I never should have let my brother know about the trains. I should have realized how strongly trains pull on kids, too. Brian would come to show me that himself. I ended up raising him for a good part of his childhood, and right about the time he hit 11 or 12, my brother took to the rails. And I mean really took to them.

He'd go missing around supper time, and then in the morning we'd get a call from the police in whichever small town they'd pulled him off in. I'd drive the hour or so to pick him up. Here he'd come, his backpack clattering with pots and pans tied on. We'd throw it in the station wagon and then drive home with me pounding the dashboard and hollering at him the whole way.

We both knew my arguing about against riding freights was artificial. If I hadn't been made by fate to call hoboing a venal sin, there's no place I'd rather have been than sitting by the tracks waiting for my next ride.

Whenever Brian went away, for summer camp or a visit home, I got another chance to catch out.

We lived together, my brother and I, each of us straining not to get on a freight train — tempted by every junction, every track, every whistle in the night. One time, we were at a summer stock production of Hamlet, and just at the grave scene, where Hamlet jumps up with that skull in his hand, a train came blowing through the night outside. My head turned toward the sound, and I felt my brother grow tense beside me, each of us knowing firsthand the junction it had passed through, only him knowing firsthand the one where it was heading.

My brother soon surpassed me in freight riding. Brian was super young and a guy and had a lot less to lose by crossing the border into Canada on the roof of a round-hole hopper. I was stuck with dreams of trains. My sleeping hours overflowed with images of families riding in boxcars outfitted with living room furniture. In my dreams, I'd catch trains into Canada — big trains, fast trains, slow trains, little trains like the ones that go around the zoo.

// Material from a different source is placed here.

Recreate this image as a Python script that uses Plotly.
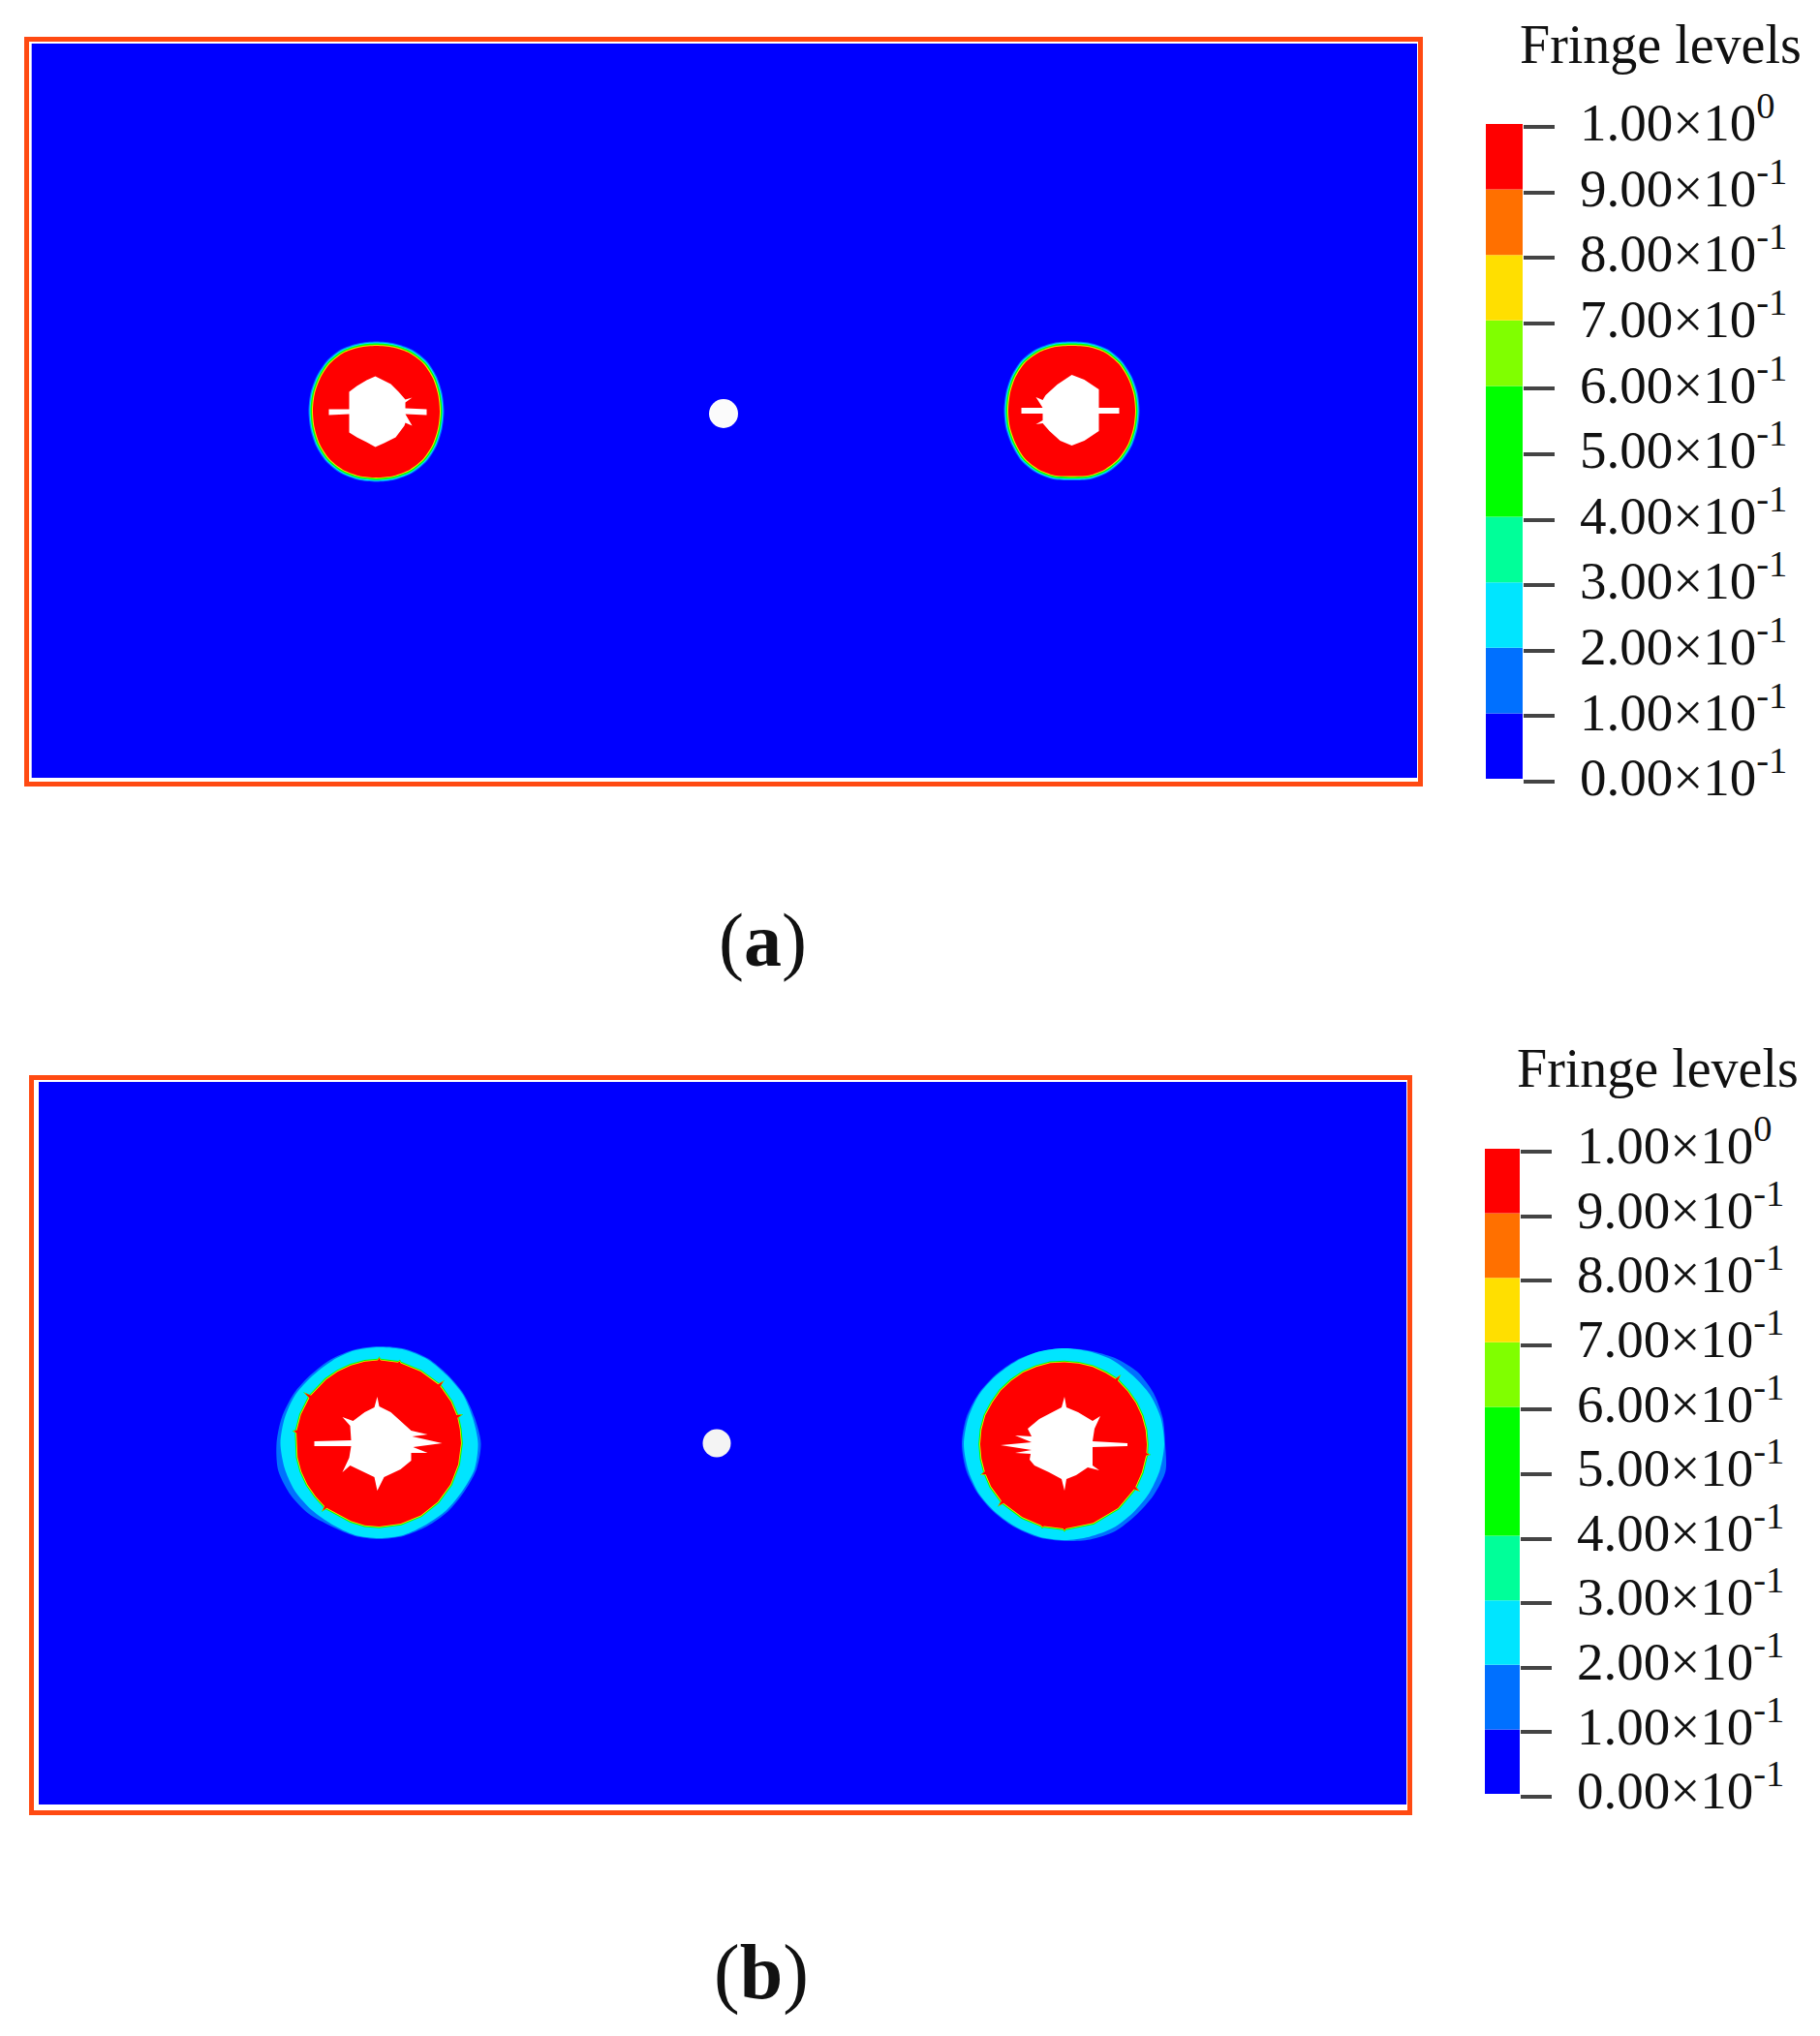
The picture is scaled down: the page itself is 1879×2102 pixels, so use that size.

Toward the end of our time together, I took Brian for physical with a new doctor. The office was in an old train depot, and we walked in to find an enormous map of the U.S. rail system. It was maybe 10 feet by 10 feet, bigger even. Huge. My brother stopped. I stopped. We stared up at it, taking in the information — the possible rides.

I asked my brother if he ever dreamed about freight trains. He kept his eyes on the rail map and told me, "All the time. All the time."

I'll bet anything William Vollmann sees trains in his sleep, too, now that he's been on so many and published a book about them. And so, William Vollmann, you strange and wonderful writer, I dedicate to you a strange and wonderful song, the best song in the world today: Robyn Hitchock's "I Often Dream of Trains."